When I saw the headline, “What’s wrong with this picture?” and noticed that it was from the “Southeastern Institute f…,” I didn’t have to open the email, or even see the picture, to know what the answer was.
When you see the full name of the Institute, you won’t wonder, either. Nor will you wonder if you look at the picture in question (at right). But knowing full well the point, I watched the video anyway, and was rewarded by seeing my old colleague Andy Haworth, who shot video for thestate.com when I was there (what does it say that the one person I knew in the video was the one male, eh?).
But ultimately, we get to the place where we knew we were going — the fact that there are no women in the S.C. Senate. And I’m totally with the makers of the video that this is weird, not to mention not good.
The problem is when you talk about what to do about it. My problem is with what one young woman says at the end: “When they do find the courage to run, make sure you vote for them.”
No can do. Not if you put it that way. I just can’t vote for anyone because of gender or race. Or political party, for that matter. Either someone is the better candidate (such as when Inez Tenenbaum was running for superintendent of education — or for the U.S. Senate) or not (such as when Nikki Haley was the only woman running for governor).
You vote for the woman in the first instance, and not in the second. And if you do anything else, you shouldn’t be voting. The Senate can be all male, or all female — I’m not going to suspend judgment to address the imbalance, either way. Let the best woman win, but otherwise not.
Besides, if you ask me what’s wrong with the SC Senate, gender wouldn’t be the first concern I’d mention. If you’d give me a Senate, and a House, that would truly reform our government and our tax system and institute policies that would make our state healthier, wealthier and wiser, I wouldn’t care if they were all little green hermaphrodites from Mars. Or Venus, if you prefer.
But when you start picking them based upon demographics, or party as Harvey Peeler would have it, then you’re going down that Nikki Haley road.
OK, OK, OK — now I see that after she said “When they do find the courage to run, make sure you vote for them,” the young woman added, “… if they do possess the qualities that it takes to be a leader…”

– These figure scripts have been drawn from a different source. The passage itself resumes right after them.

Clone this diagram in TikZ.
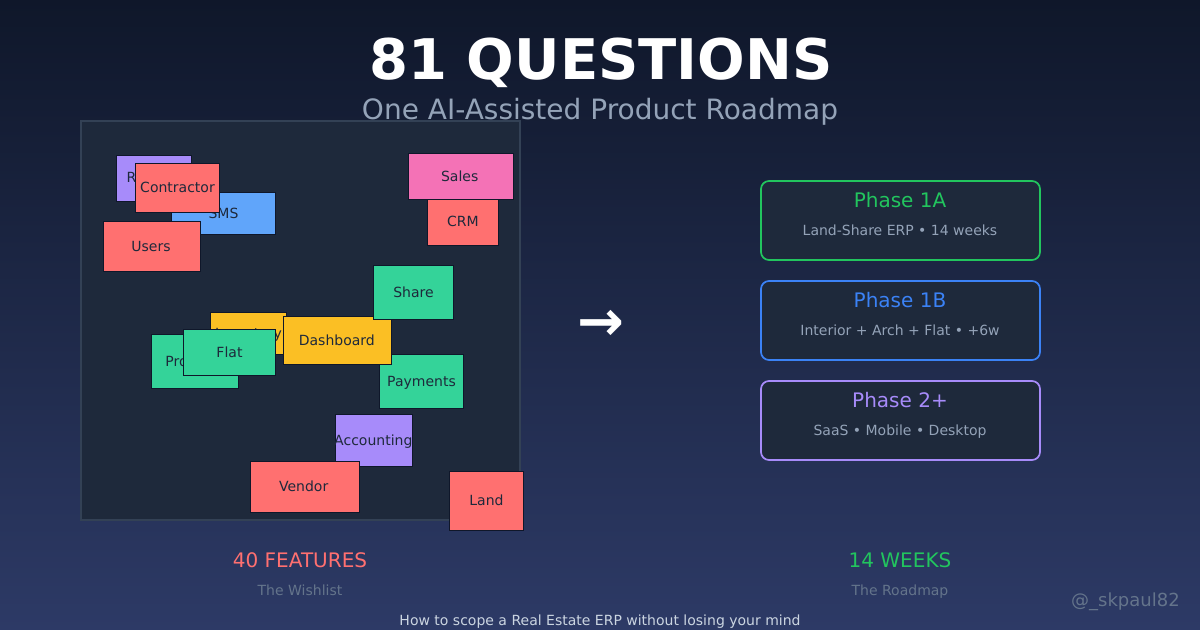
\documentclass[tikz,border=0pt]{standalone}
\usepackage{fontspec}
\setmainfont{DejaVu Sans}
\definecolor{bgtop}{HTML}{0F172A}
\definecolor{bgbot}{HTML}{2D3A66}
\definecolor{panel}{HTML}{1E293B}
\definecolor{panelline}{HTML}{334155}
\definecolor{ink}{HTML}{0F172A}
\definecolor{cred}{HTML}{FF7070}
\definecolor{cblue}{HTML}{60A5FA}
\definecolor{cpurple}{HTML}{A78BFA}
\definecolor{cgreen}{HTML}{34D399}
\definecolor{cyellow}{HTML}{FBBF24}
\definecolor{cpink}{HTML}{F472B6}
\definecolor{pgreen}{HTML}{22C55E}
\definecolor{pblue}{HTML}{3B82F6}
\definecolor{ppurple}{HTML}{A78BFA}
\definecolor{slatea}{HTML}{94A3B8}
\definecolor{slateb}{HTML}{64748B}
\definecolor{slatec}{HTML}{CBD5E1}
\newcommand{\up}[1]{\raisebox{0.75pt}{#1}}
\tikzset{
  x=0.75pt,y=-0.75pt,
  card/.style n args={3}{draw=ink,line width=0.75pt,fill=#1,minimum width=#2*0.75pt,minimum height=#3*0.75pt,inner sep=0pt,
    text=panel,font=\fontsize{10.5pt}{12pt}\selectfont,text height=9.5pt,text depth=1.25pt,align=center,anchor=center},
  phasebox/.style={draw=#1,fill=panel,line width=1.3pt,rounded corners=6pt,minimum width=279*0.75pt,minimum height=79*0.75pt,inner sep=0pt},
  lab/.style={anchor=base,inner sep=0pt,outer sep=0pt},
}
\begin{document}
\begin{tikzpicture}
\useasboundingbox (0,0) rectangle (1200,630);
\shade[top color=bgtop,bottom color=bgbot,shading angle=0] (0,0) rectangle (1200,630);
\node[lab,text=white,font=\fontsize{42pt}{50pt}\selectfont\bfseries] (title) at (601,80) {81 QUESTIONS};
\node[lab,text=slatea,font=\fontsize{21pt}{25pt}\selectfont] (subtitle) at (600,120) {One AI-Assisted Product Roadmap};
\node[draw=panelline,fill=panel,line width=1.5pt,minimum width=439*0.75pt,minimum height=399*0.75pt,inner sep=0pt] (board) at (300.5,320.5) {};
\node[card={cpurple}{75}{46}] (reports) at (153.5,178.5) {\up{Reports}};
\node[card={cblue}{104}{42}] (sms) at (223.5,213.5) {SMS};
\node[card={cred}{84}{49}] (contractor) at (177.5,188) {\up{Contractor}};
\node[card={cred}{97}{50}] (users) at (152,246.5) {\hspace{-1.5pt}Users};
\node[card={cred}{71}{46}] (crm) at (463,222.5) {\up{CRM}};
\node[card={cpink}{105}{46}] (sales) at (461,176.5) {\hspace{-2pt}Sales};
\node[card={cyellow}{76}{42}] (inventory) at (248.5,333.5) {Inventory};
\node[card={cgreen}{87}{54}] (property) at (195,361.5) {Property};
\node[card={cgreen}{92}{46}] (flat) at (229.5,352.5) {Flat};
\node[card={cgreen}{84}{54}] (payments) at (421.5,381.5) {Payments};
\node[card={cyellow}{108}{48}] (dashboard) at (337.5,340.5) {\hspace{-1pt}Dashboard};
\node[card={cgreen}{80}{54}] (share) at (413.5,292.5) {Share};
\node[card={cpurple}{76}{52}] (accounting) at (374,440.5) {\hspace{-1pt}Accounting};
\node[card={cred}{109}{51}] (vendor) at (305,487) {\up{\hspace{-2pt}Vendor}};
\node[card={cred}{74}{59}] (land) at (486.5,501) {\up{Land}};
\node[anchor=center,inner sep=0pt,text=white,font=\fontsize{42pt}{46pt}\selectfont\bfseries] (arrow) at (601,325) {→};
\node[phasebox=pgreen] (p1) at (900.5,220.5) {};
\node[phasebox=pblue] (p2) at (900.5,320.5) {};
\node[phasebox=ppurple] (p3) at (900.5,420.5) {};
\node[lab,text=pgreen,font=\fontsize{15pt}{18pt}\selectfont] (p1t) at (900,208) {Phase 1A};
\node[lab,text=slatea,font=\fontsize{10.5pt}{13pt}\selectfont] (p1s) at (900,236) {Land-Share ERP • 14 weeks};
\node[lab,text=pblue,font=\fontsize{15pt}{18pt}\selectfont] (p2t) at (900,308) {Phase 1B};
\node[lab,text=slatea,font=\fontsize{10.5pt}{13pt}\selectfont] (p2s) at (900,336) {Interior + Arch + Flat • +6w};
\node[lab,text=ppurple,font=\fontsize{15pt}{18pt}\selectfont] (p3t) at (900,408) {Phase 2+};
\node[lab,text=slatea,font=\fontsize{10.5pt}{13pt}\selectfont] (p3s) at (900,436) {SaaS • Mobile • Desktop};
\node[lab,text=cred,font=\fontsize{15pt}{18pt}\selectfont] (lf) at (300,568) {40 FEATURES};
\node[lab,text=slateb,font=\fontsize{10.5pt}{13pt}\selectfont] (lw) at (300,595) {The Wishlist};
\node[lab,text=pgreen,font=\fontsize{15pt}{18pt}\selectfont] (rf) at (900,568) {14 WEEKS};
\node[lab,text=slateb,font=\fontsize{10.5pt}{13pt}\selectfont] (rw) at (900,595) {The Roadmap};
\node[anchor=base east,inner sep=0pt,text=slateb,font=\fontsize{13.5pt}{16pt}\selectfont] (mark) at (1180,607) {@\_skpaul82};
\node[lab,text=slatec,font=\fontsize{10.5pt}{13pt}\selectfont] (foot) at (600,625) {How to scope a Real Estate ERP without losing your mind};
\end{tikzpicture}
\end{document}
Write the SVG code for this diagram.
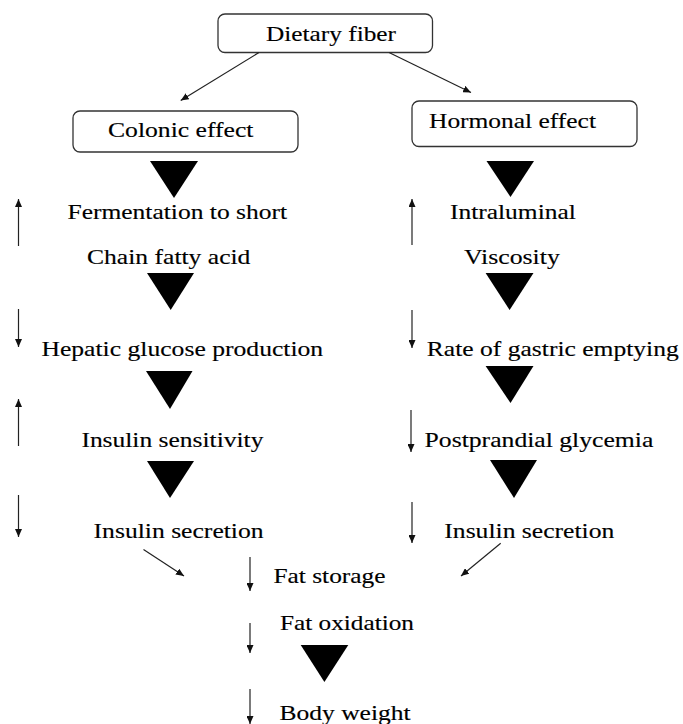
<svg xmlns="http://www.w3.org/2000/svg" width="683" height="724" viewBox="0 0 683 724">
<defs>
<style>
.box{fill:#fff;stroke:#333;stroke-width:1.3}
.t{font-family:"Liberation Serif","Times New Roman",serif;font-size:21.5px;fill:#000;stroke:#000;stroke-width:0.15}
.c{stroke:#222;stroke-width:1.2;fill:none;marker-end:url(#ah)}
.tri{fill:#000}
</style>
<marker id="ah" viewBox="0 0 8 7" refX="8" refY="3.5" markerWidth="8" markerHeight="7" markerUnits="userSpaceOnUse" orient="auto">
<path d="M0,0 L8,3.5 L0,7 z" fill="#111"/>
</marker>
</defs>
<rect width="683" height="724" fill="#fff"/>

<g id="dietary-fiber">
<rect class="box" x="218" y="14" width="214.5" height="38.5" rx="7"/>
<text class="t" x="266" y="41" textLength="130" lengthAdjust="spacingAndGlyphs">Dietary fiber</text>
</g>
<g id="colonic-effect">
<rect class="box" x="73" y="111" width="225" height="41" rx="7"/>
<text class="t" x="108" y="137" textLength="145.5" lengthAdjust="spacingAndGlyphs">Colonic effect</text>
</g>
<g id="hormonal-effect">
<rect class="box" x="412" y="101" width="225" height="45.5" rx="7"/>
<text class="t" x="429" y="128" textLength="167" lengthAdjust="spacingAndGlyphs">Hormonal effect</text>
</g>

<g id="fermentation">
<text class="t" x="67.5" y="219" textLength="219.5" lengthAdjust="spacingAndGlyphs">Fermentation to short</text>
<text class="t" x="87" y="264" textLength="163.4" lengthAdjust="spacingAndGlyphs">Chain fatty acid</text>
</g>
<g id="intraluminal">
<text class="t" x="450" y="219" textLength="125.8" lengthAdjust="spacingAndGlyphs">Intraluminal</text>
<text class="t" x="464" y="264" textLength="95.8" lengthAdjust="spacingAndGlyphs">Viscosity</text>
</g>
<g id="hepatic">
<text class="t" x="41.4" y="356" textLength="281.8" lengthAdjust="spacingAndGlyphs">Hepatic glucose production</text>
</g>
<g id="gastric">
<text class="t" x="426.8" y="356" textLength="252" lengthAdjust="spacingAndGlyphs">Rate of gastric emptying</text>
</g>
<g id="sensitivity">
<text class="t" x="81.4" y="447" textLength="182" lengthAdjust="spacingAndGlyphs">Insulin sensitivity</text>
</g>
<g id="glycemia">
<text class="t" x="424.6" y="447" textLength="228.7" lengthAdjust="spacingAndGlyphs">Postprandial glycemia</text>
</g>
<g id="secretion-left">
<text class="t" x="93.6" y="538" textLength="170" lengthAdjust="spacingAndGlyphs">Insulin secretion</text>
</g>
<g id="secretion-right">
<text class="t" x="444.3" y="538" textLength="170" lengthAdjust="spacingAndGlyphs">Insulin secretion</text>
</g>
<g id="fat-storage">
<text class="t" x="273.5" y="583" textLength="112" lengthAdjust="spacingAndGlyphs">Fat storage</text>
</g>
<g id="fat-oxidation">
<text class="t" x="280" y="630" textLength="134" lengthAdjust="spacingAndGlyphs">Fat oxidation</text>
</g>
<g id="body-weight">
<text class="t" x="279.6" y="720" textLength="131" lengthAdjust="spacingAndGlyphs">Body weight</text>
</g>

<g id="triangles">
<polygon class="tri" points="150,161 198,161 174,198"/>
<polygon class="tri" points="486.5,161 534,161 510.5,197"/>
<polygon class="tri" points="147,273 194,273 170.7,310"/>
<polygon class="tri" points="485.6,273 533.5,273 509.6,310"/>
<polygon class="tri" points="146,371 192.5,371 170,409"/>
<polygon class="tri" points="485.6,366 533.5,366 510.5,403"/>
<polygon class="tri" points="147,461 194,461 170,498"/>
<polygon class="tri" points="490,460 537,460 514,498"/>
<polygon class="tri" points="300.7,645 348.3,645 324.4,682"/>
</g>

<g id="connectors">
<line class="c" x1="259" y1="52.5" x2="180.7" y2="100.5"/>
<line class="c" x1="389" y1="52.5" x2="471" y2="92.5"/>
<line class="c" x1="18.5" y1="246" x2="18.5" y2="199"/>
<line class="c" x1="18.5" y1="309" x2="18.5" y2="347"/>
<line class="c" x1="18.5" y1="446" x2="18.5" y2="399"/>
<line class="c" x1="18.5" y1="495" x2="18.5" y2="537"/>
<line class="c" x1="412" y1="245" x2="412" y2="199"/>
<line class="c" x1="412" y1="310" x2="412" y2="348"/>
<line class="c" x1="411" y1="410" x2="411" y2="452"/>
<line class="c" x1="412" y1="502" x2="412" y2="543"/>
<line class="c" x1="143.5" y1="549.5" x2="184" y2="576"/>
<line class="c" x1="500.7" y1="543.3" x2="461" y2="576"/>
<line class="c" x1="250" y1="557" x2="250" y2="591"/>
<line class="c" x1="250" y1="623" x2="250" y2="653"/>
<line class="c" x1="250" y1="689" x2="250" y2="724"/>
</g>
</svg>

So I almost agree. As long as the other person doesn’t possess those qualities to a greater degree.
By the way, the video was produced at Columbia College.
I could now make a joke about, “… where you could look around at the student body and ask, ‘What’s wrong with this picture?’…”
… except that I think single-sex education is a fine thing. For people other than me, that is…
I thought Columbia College became co-ed decades ago. It’s still predominately a woman’s college though. Then again, so is USC.
If the Senate were full of women — South Carolina would never vote to go to war!
Just think what would have happened if a bunch of women had been in the Legislature in 1860 — where would we be now? Probably speaking English, and suffering Northern oppression…
And do you realize, there’s only ONE guy in that picture in a bow tie?
We need more people in the Legislature who look like me.
8 black guys out of the 46. That’s not too far out of line with the population percentage. Let’s try to look at something positive in that picture. After all even 1 black guy would have been unthinkable between about 1880 and 1970.
I’m pretty certain that Columbia College is still all women, with the exception of their evening school. Their mascot is the Fighting Koalas.
Columbia College evening classes are coed.
We don’t know a thing about how more women in the legislature would be in the event it actually happened. Women are all different, just as men are. Nikki Haley, Hillary Clinton, Christie Todd Whitman, Olympia Snowe, Barbara Boxer….QED.
What we can also infer, res ipsa loquitur, is that something is off when more than half of the electorate is not represented. (A barrel doesn’t fall from a warehouse window absent someone’s negligence). What that is is less clear. In a part-time legislature, you’d almost expect more stay-at-home moms, say, to give it a chance– fewer women are the breadwinner or higher earner in couples even to this day. Is it day care?
I know I simply do not have the stamina to run a campaign. Is it that men have more support at home than women?
Unfortunately, the SC legislature does not lend itself to people that actually need to work for a living. You either need to be:
1) Independently wealthy
2) Have an employer who wants to have a legislator on the payroll
3) Be a “consultant” and do lots of lucrative municipal studies
4) Be an attorney and cash in on your legislative notoriety
5) Own a business or confederate gift shop that doesn’t require your attention
6) Are retired already
I’d bet that covers 95% of them or two standard deviations, generally below the mean.
Come up with some that don’t fit my categories? Anyone up to the challenge?
If the Senate were full of women — South Carolina would never vote to go to war!
And maybe that flag would never have gone up.